There is actually, but it is never easy. I have seen good transfer between NetBSD and OpenBSD in the years, including drivers and such.


Dragonfly has the best installer, IMHO, but of course it has many
fewer options to cover.

I only use the "canonical" three. I must say as a user I like NetBSD and OpenBSD best. Of course the less platforms the easier it is. Things like partitioning, bootloader complicate things.

I think NetBSD has a quite good installer in many aspects. Quick to setup, has a very convenient utility, network setup. Essentially the worst part is partitioning, but it is a tricky matter. On classic BIOS PC setup it works quite well though... quick and fast.
Try to partition MacPPC and you get crazy.

FreeBSD is the worst inasmuch as it does the least complete job.
I agree... however it has some interesting points.
I think Debian has a good, but complicated, heavy installer. NetBSD could learn something from it, but not too much.
Debian has a decent partitioning tool


Some OpenBSD folks are angry with me because I criticise its disk
partitioner. When I tell them the config I work with and they recoil
and go "OMG that is _impossible!_"

OpenBSD are complicated people.. but they do good stuff. Also the prompt based installer is quite good! Upgrading is excellent! But certain things are a bit extreme..... like no dhcp setup (must test latest though, maybe they changed it again).

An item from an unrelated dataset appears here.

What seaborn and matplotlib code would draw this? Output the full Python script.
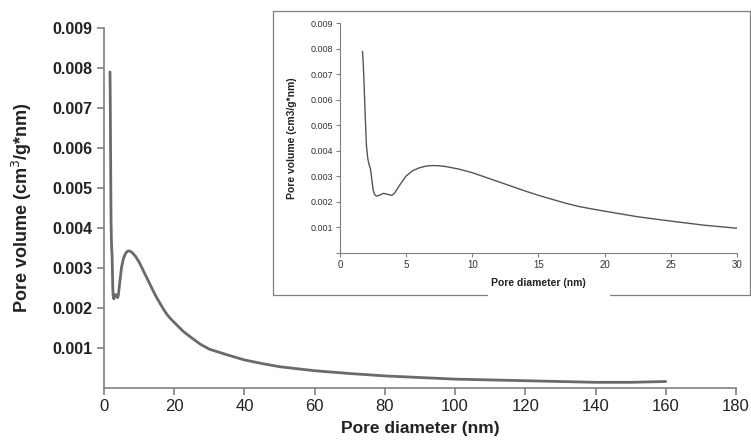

The point being: cross-platform installers that work on multiple very
different distros with different packaging tools are 100% a thing.
I'm not expert there, but they should have peraps more per

I am sure it would be possible to write a program which, when run,
tests the console or terminal to determine if it can use colour and
cursor controls, and if it can, which presents a
cursor-key-driven-menu based UI with CUA-style controls -- but  if the
terminal does not, then falls back gracefully to simple numeric or
letter-choice menus.

Terminal type does that for you... and NetBSD install works well even ona 9600 baud serial vt100, which is really legacy technology.



Long-term users often tell me that they do not notice the issues
because they simply upgrade from one version to the next and never see
the installer. Well, in that case, offer that opportunity to visitors
as well: it would be to the benefit of all of the BSD family if the
projects supplied pre-installed and pre-configured VM images for
direct download, so that the curious could simply download an OVA
file, import it into the hypervisor of their choice, and try the OS
out without installing it at all.

Yes, upgrading sometimes does not well test the bare install. However both are important applications. I tend to too to upgrade... In the case of NetBSD however you still test a big part of the install - except partitioning. You do all steps!

I just did an upgrade on SPARC64 and it worked wonderfully.